A 10% tariff on all those products and many more is going to damage those sectors and also what is now just a small regional economy on the edge of Europe. We can no longer rely on the heft of the EU to try to threaten the US with serious counter-tariffs and cushion us from some of the pain. Sending Nigel Farage over for a session of serious brown-nosing just isn’t the same.
Trump’s re-election is one more reason Brexit is looking like an increasingly dumb policy. It has made the UK an easy victim for Don The Con. No wonder he backed it.
The National Institute of Economic and Social Research (NIESR) think tank has been researching what the Trump tariffs would mean for the world economy. The results are terrifying.
The biggest victim would be the USA itself, losing 4% of GDP in two years, with inflation likely to soar by up to 5% and interest rates rising too in response. China would lose 1% of its growth.
For the UK, it calculates that a trade war would reduce UK growth by 0.7% in the first year and 0.5% in the second. Inflation could be 3-4% points higher and interest rates 2-3% higher.
US consumers who have voted for Trump partly to punish the Democrats for failing to control rising food prices would be horrified if those levels of inflation came to pass. They would be devastating in the UK too.
But the cut in growth must also be viewed with horror. NIESR’s numbers would pretty much halve even the anaemic rates of growth we are looking at pst-Budget.
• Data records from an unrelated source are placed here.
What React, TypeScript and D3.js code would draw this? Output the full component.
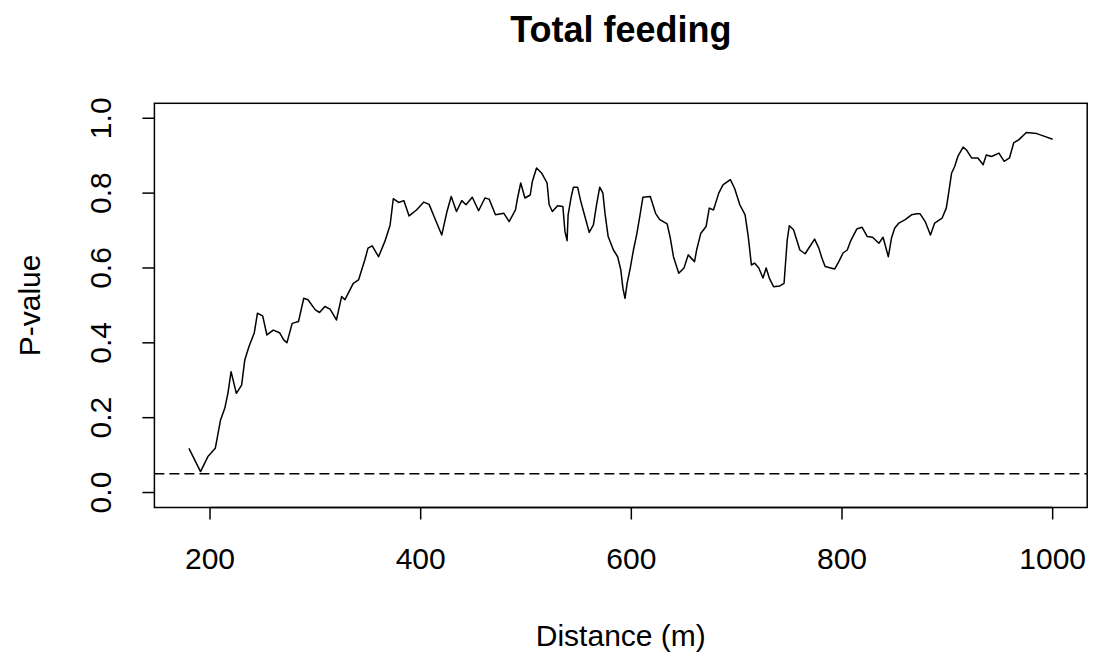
import React, { useEffect, useRef } from "react";
import * as d3 from "d3";

const distances = [
  180, 191, 198, 205, 210, 214, 217, 220, 225, 230, 233, 237, 242, 245, 250, 254, 260, 266, 270, 273,
  278, 284, 289, 293, 300, 304, 309, 314, 320, 325, 328, 336, 341, 347, 350, 354, 360, 366, 371, 374,
  379, 384, 389, 396, 403, 408, 414, 420, 425, 429, 434, 439, 443, 449, 455, 461, 465, 471, 479, 484,
  490, 492, 495, 499, 504, 506, 510, 515, 520, 522, 525, 530, 535, 537, 539, 540, 543, 545, 549, 552,
  556, 560, 564, 567, 570, 573, 575, 578, 583, 587, 590, 592, 594, 596, 599, 602, 605, 608, 611, 618,
  623, 627, 634, 637, 640, 645, 650, 654, 660, 662, 666, 671, 674, 678, 683, 687, 694, 698, 703, 708,
  711, 714, 717, 721, 725, 728, 731, 735, 741, 745, 748, 750, 754, 760, 765, 771, 774, 778, 781, 784,
  793, 797, 801, 805, 808, 814, 819, 824, 829, 835, 839, 844, 847, 850, 854, 860, 866, 871, 874, 879,
  884, 888, 895, 899, 901, 904, 907, 910, 915, 918, 923, 929, 934, 937, 942, 949, 954, 959, 963, 968,
  975, 985, 991, 1000,
];

const pValues = [
  0.118, 0.056, 0.096, 0.118, 0.194, 0.225, 0.265, 0.323, 0.265, 0.287, 0.354, 0.39, 0.426, 0.479, 0.472, 0.421, 0.434, 0.427, 0.408, 0.4,
  0.452, 0.457, 0.519, 0.515, 0.488, 0.481, 0.497, 0.49, 0.461, 0.524, 0.515, 0.559, 0.568, 0.622, 0.653, 0.659, 0.63, 0.671, 0.715, 0.785,
  0.775, 0.78, 0.739, 0.755, 0.776, 0.77, 0.729, 0.688, 0.751, 0.791, 0.751, 0.78, 0.769, 0.789, 0.753, 0.787, 0.784, 0.742, 0.746, 0.724,
  0.755, 0.787, 0.827, 0.787, 0.795, 0.831, 0.867, 0.853, 0.827, 0.769, 0.751, 0.766, 0.764, 0.697, 0.673, 0.742, 0.791, 0.816, 0.816, 0.778,
  0.737, 0.695, 0.715, 0.769, 0.816, 0.8, 0.746, 0.684, 0.648, 0.63, 0.595, 0.546, 0.519, 0.559, 0.6, 0.648, 0.688, 0.737, 0.789, 0.791,
  0.746, 0.729, 0.718, 0.68, 0.63, 0.586, 0.6, 0.635, 0.617, 0.648, 0.693, 0.711, 0.76, 0.755, 0.8, 0.822, 0.836, 0.813, 0.769, 0.742,
  0.684, 0.608, 0.613, 0.6, 0.573, 0.6, 0.573, 0.55, 0.552, 0.559, 0.675, 0.713, 0.702, 0.648, 0.638, 0.664, 0.677, 0.653, 0.626, 0.604,
  0.597, 0.617, 0.64, 0.648, 0.671, 0.704, 0.709, 0.684, 0.682, 0.666, 0.682, 0.63, 0.68, 0.706, 0.72, 0.729, 0.742, 0.745, 0.745, 0.724,
  0.688, 0.72, 0.733, 0.76, 0.795, 0.853, 0.871, 0.898, 0.923, 0.916, 0.894, 0.894, 0.876, 0.902, 0.898, 0.907, 0.885, 0.894, 0.934, 0.943,
  0.962, 0.959, 0.953, 0.944,
];

const xTicks = [200, 400, 600, 800, 1000];
const yTicks = [0, 0.2, 0.4, 0.6, 0.8, 1.0];
const threshold = 0.05;
const titleText = "Total feeding";
const xLabel = "Distance (m)";
const yLabel = "P-value";

export default function App() {
  const ref = useRef<SVGSVGElement | null>(null);

  useEffect(() => {
    document.body.style.margin = "0";
    const svg = d3.select(ref.current);
    svg.selectAll("*").remove();

    const W = 1093;
    const H = 655;
    const left = 154.4, right = 1087.2, top = 103.3, bottom = 507.5;
    const xMin = d3.min(distances)!, xMax = d3.max(distances)!;
    const xPad = (xMax - xMin) * 0.04;
    const x = d3.scaleLinear().domain([xMin - xPad, xMax + xPad]).range([left, right]);
    const y = d3.scaleLinear().domain([-0.04, 1.04]).range([bottom, top]);

    svg.append("rect").attr("width", W).attr("height", H).attr("fill", "#ffffff");

    const font = "'Liberation Sans', Arial, sans-serif";

    // title
    svg.append("text")
      .attr("x", (left + right) / 2).attr("y", 42)
      .attr("text-anchor", "middle")
      .attr("font-family", font).attr("font-weight", "bold").attr("font-size", 36)
      .attr("fill", "#000").text(titleText);

    // box
    svg.append("rect")
      .attr("x", left).attr("y", top)
      .attr("width", right - left).attr("height", bottom - top)
      .attr("fill", "none").attr("stroke", "#000").attr("stroke-width", 1.5);

    // x axis
    const tickLen = 12;
    const gx = svg.append("g");
    gx.append("line")
      .attr("x1", x(xTicks[0])).attr("x2", x(xTicks[xTicks.length - 1]))
      .attr("y1", bottom).attr("y2", bottom)
      .attr("stroke", "#000").attr("stroke-width", 1.5);
    xTicks.forEach((t) => {
      gx.append("line")
        .attr("x1", x(t)).attr("x2", x(t))
        .attr("y1", bottom).attr("y2", bottom + tickLen)
        .attr("stroke", "#000").attr("stroke-width", 1.5);
      gx.append("text")
        .attr("x", x(t)).attr("y", 569)
        .attr("text-anchor", "middle")
        .attr("font-family", font).attr("font-size", 30)
        .attr("fill", "#000").text(String(t));
    });

    // y axis
    const gy = svg.append("g");
    yTicks.forEach((t) => {
      gy.append("line")
        .attr("x1", left - tickLen).attr("x2", left)
        .attr("y1", y(t)).attr("y2", y(t))
        .attr("stroke", "#000").attr("stroke-width", 1.5);
      gy.append("text")
        .attr("transform", `translate(111,${y(t)}) rotate(-90)`)
        .attr("text-anchor", "middle")
        .attr("font-family", font).attr("font-size", 30)
        .attr("fill", "#000").text(t.toFixed(1));
    });

    // axis labels
    svg.append("text")
      .attr("x", (left + right) / 2).attr("y", 646)
      .attr("text-anchor", "middle")
      .attr("font-family", font).attr("font-size", 30)
      .attr("fill", "#000").text(xLabel);
    svg.append("text")
      .attr("transform", `translate(40,${(top + bottom) / 2}) rotate(-90)`)
      .attr("text-anchor", "middle")
      .attr("font-family", font).attr("font-size", 30)
      .attr("fill", "#000").text(yLabel);

    // threshold line
    svg.append("line")
      .attr("x1", left).attr("x2", right)
      .attr("y1", y(threshold)).attr("y2", y(threshold))
      .attr("stroke", "#000").attr("stroke-width", 1.6)
      .attr("stroke-dasharray", "10,5");

    // data line
    const data = distances.map((d, i) => [d, pValues[i]] as [number, number]);
    const line = d3.line<[number, number]>().x((d) => x(d[0])).y((d) => y(d[1]));
    svg.append("path")
      .datum(data)
      .attr("d", line)
      .attr("fill", "none").attr("stroke", "#000").attr("stroke-width", 1.5)
      .attr("stroke-linejoin", "round");
  }, []);

  return (
    <div style={{ position: "absolute", left: 0, top: 0 }}>
      <svg ref={ref} width={1093} height={655} style={{ display: "block" }} />
    </div>
  );
}
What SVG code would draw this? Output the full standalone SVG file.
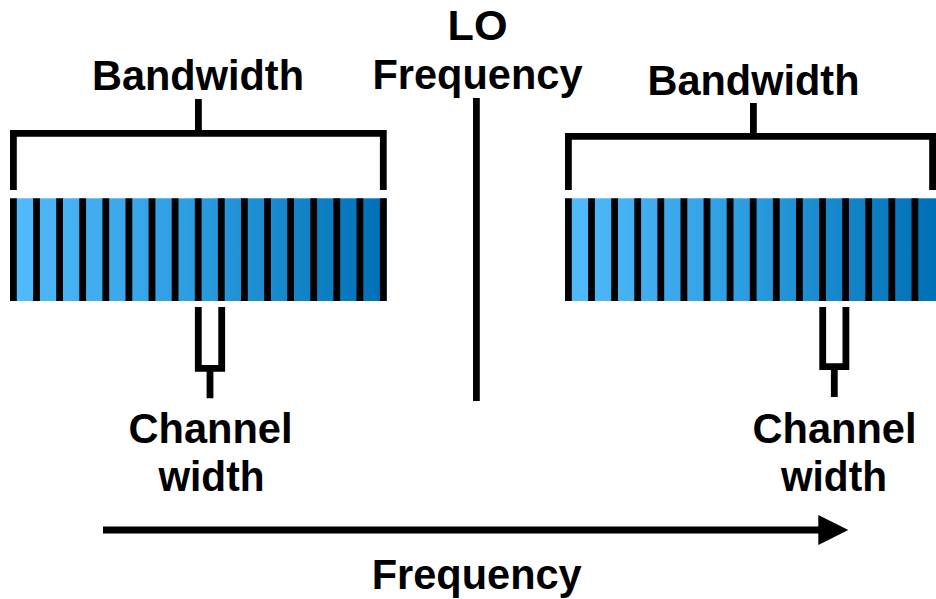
<svg xmlns="http://www.w3.org/2000/svg" width="936" height="599" viewBox="0 0 936 599">
<style>
  .t { font-family: "Liberation Sans", Arial, sans-serif; font-weight: bold; font-size: 42px; fill: #000; text-anchor: middle; }
  .ln { fill: none; stroke: #000; stroke-width: 6.8; stroke-linejoin: miter; stroke-linecap: butt; }
  .bar { fill: #000; }
</style>
<defs>
  <linearGradient id="gL" gradientUnits="userSpaceOnUse" x1="10" y1="0" x2="387" y2="0">
    <stop offset="0" stop-color="#52BBFC"/>
    <stop offset="0.5" stop-color="#2B9BDF"/>
    <stop offset="1" stop-color="#0070B6"/>
  </linearGradient>
  <linearGradient id="gR" gradientUnits="userSpaceOnUse" x1="565" y1="0" x2="936" y2="0">
    <stop offset="0" stop-color="#52BBFC"/>
    <stop offset="0.5" stop-color="#2B9BDF"/>
    <stop offset="1" stop-color="#0070B6"/>
  </linearGradient>
</defs>

<g id="band-left">
  <rect x="10" y="198.3" width="376.7" height="102.7" fill="url(#gL)"/>
  <g class="bar">
    <rect x="10" y="198.3" width="6.8" height="102.7"/>
    <rect x="33.1" y="198.3" width="6.8" height="102.7"/>
    <rect x="56.2" y="198.3" width="6.8" height="102.7"/>
    <rect x="79.3" y="198.3" width="6.8" height="102.7"/>
    <rect x="102.4" y="198.3" width="6.8" height="102.7"/>
    <rect x="125.5" y="198.3" width="6.8" height="102.7"/>
    <rect x="148.6" y="198.3" width="6.8" height="102.7"/>
    <rect x="171.7" y="198.3" width="6.8" height="102.7"/>
    <rect x="194.8" y="198.3" width="6.8" height="102.7"/>
    <rect x="217.9" y="198.3" width="6.8" height="102.7"/>
    <rect x="241" y="198.3" width="6.8" height="102.7"/>
    <rect x="264.1" y="198.3" width="6.8" height="102.7"/>
    <rect x="287.2" y="198.3" width="6.8" height="102.7"/>
    <rect x="310.3" y="198.3" width="6.8" height="102.7"/>
    <rect x="333.4" y="198.3" width="6.8" height="102.7"/>
    <rect x="356.5" y="198.3" width="6.8" height="102.7"/>
    <rect x="379.9" y="198.3" width="6.8" height="102.7"/>
  </g>
</g>

<g id="band-right">
  <rect x="565" y="198.3" width="371" height="102.7" fill="url(#gR)"/>
  <g class="bar">
    <rect x="565" y="198.3" width="6.8" height="102.7"/>
    <rect x="588.1" y="198.3" width="6.8" height="102.7"/>
    <rect x="611.2" y="198.3" width="6.8" height="102.7"/>
    <rect x="634.3" y="198.3" width="6.8" height="102.7"/>
    <rect x="657.4" y="198.3" width="6.8" height="102.7"/>
    <rect x="680.5" y="198.3" width="6.8" height="102.7"/>
    <rect x="703.6" y="198.3" width="6.8" height="102.7"/>
    <rect x="726.7" y="198.3" width="6.8" height="102.7"/>
    <rect x="749.8" y="198.3" width="6.8" height="102.7"/>
    <rect x="772.9" y="198.3" width="6.8" height="102.7"/>
    <rect x="796" y="198.3" width="6.8" height="102.7"/>
    <rect x="819.1" y="198.3" width="6.8" height="102.7"/>
    <rect x="842.2" y="198.3" width="6.8" height="102.7"/>
    <rect x="865.3" y="198.3" width="6.8" height="102.7"/>
    <rect x="888.4" y="198.3" width="6.8" height="102.7"/>
    <rect x="911.5" y="198.3" width="6.8" height="102.7"/>
  </g>
</g>

<g id="bandwidth-left">
  <path class="ln" d="M13.4,190 V133.4 H383.3 V190 M198.4,99 V133.4"/>
  <text class="t" x="198" y="90" textLength="212" lengthAdjust="spacingAndGlyphs">Bandwidth</text>
</g>

<g id="bandwidth-right">
  <path class="ln" d="M568.4,190 V136.4 H932.6 V190 M753.4,103 V136.4"/>
  <text class="t" x="753.5" y="95" textLength="212" lengthAdjust="spacingAndGlyphs">Bandwidth</text>
</g>

<g id="lo-frequency">
  <path class="ln" d="M476.4,98 V401"/>
  <text class="t" x="477.5" y="40" textLength="60" lengthAdjust="spacingAndGlyphs">LO</text>
  <text class="t" x="477.5" y="89" textLength="210" lengthAdjust="spacingAndGlyphs">Frequency</text>
</g>

<g id="channel-left">
  <path class="ln" d="M198.3,307 V368.3 H221.7 V307 M210,368.3 V398.3"/>
  <text class="t" x="210.5" y="443" textLength="164" lengthAdjust="spacingAndGlyphs">Channel</text>
  <text class="t" x="211.5" y="491" textLength="106" lengthAdjust="spacingAndGlyphs">width</text>
</g>

<g id="channel-right">
  <path class="ln" d="M822.7,307 V366.7 H845.9 V307 M834.3,366.7 V397"/>
  <text class="t" x="834.5" y="443" textLength="164" lengthAdjust="spacingAndGlyphs">Channel</text>
  <text class="t" x="834" y="491" textLength="106" lengthAdjust="spacingAndGlyphs">width</text>
</g>

<g id="connectors">
  <path class="ln" d="M103,530 H822"/>
  <polygon points="818.3,515 848.3,530 818.3,545" fill="#000"/>
  <text class="t" x="476.7" y="589" textLength="210" lengthAdjust="spacingAndGlyphs">Frequency</text>
</g>
</svg>
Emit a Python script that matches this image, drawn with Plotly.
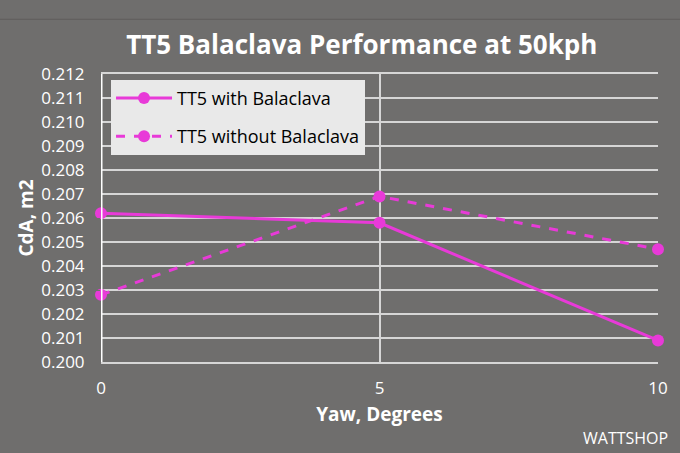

It would be a disastrous result for a new Labour which is staking pretty much everything on growing faster than before.
The hit is large for us because “the UK is a small, open economy and would be one of the countries most affected,” Ahmet Kaya an economist at the NIESR says.
Trump rambled endlessly during the election campaign about how high these tariffs would be, sometimes threatening to target individual firms, sometimes threatening unlimited tariffs to slash American imports. He has even threatened tariffs on countries like Mexico, with which, ironically, he negotiated a free trade deal during his last presidency.
Some of his supporters say this is just a negotiating strategy and we had better hope that they are right. But even if it is a strategy it is a very stupid one, because the confusion and doubt it spreads are very damaging in their own right. We cannot assume that is really the case and need to prepare accordingly.
As the Peterson Institute, a Washington based economic think tank, puts it, the very fact that Trump has rambled so often and so much about this subject means no one can be quite sure what he will do, but “The bottom line: The effect of the tariffs imposed in a second Trump presidency is incalculable. The damage to the US economy would also be incalculable, except in a later damage assessment. By then it would be too late.”
The US is still the most dynamic, largest, and important economy in the world, and it has just elected an economic moron. The USA has been one of the largest winners ever from international trade, but its new president is an isolationist idiot.
The last time anyone tried anything this stupid was when America reacted to the Great Depression by putting tariffs on imports. The subsequent trade war cost the USA 67% of its trade. It took ten years and a world war to revitalise its economy.
The post-war economic order was designed to stop that stupidity from ever happening again. Trump appears hell-bent on destroying that system, and dragging the world back to the 1930s. There is very little, if anything anyone can do to stop him now.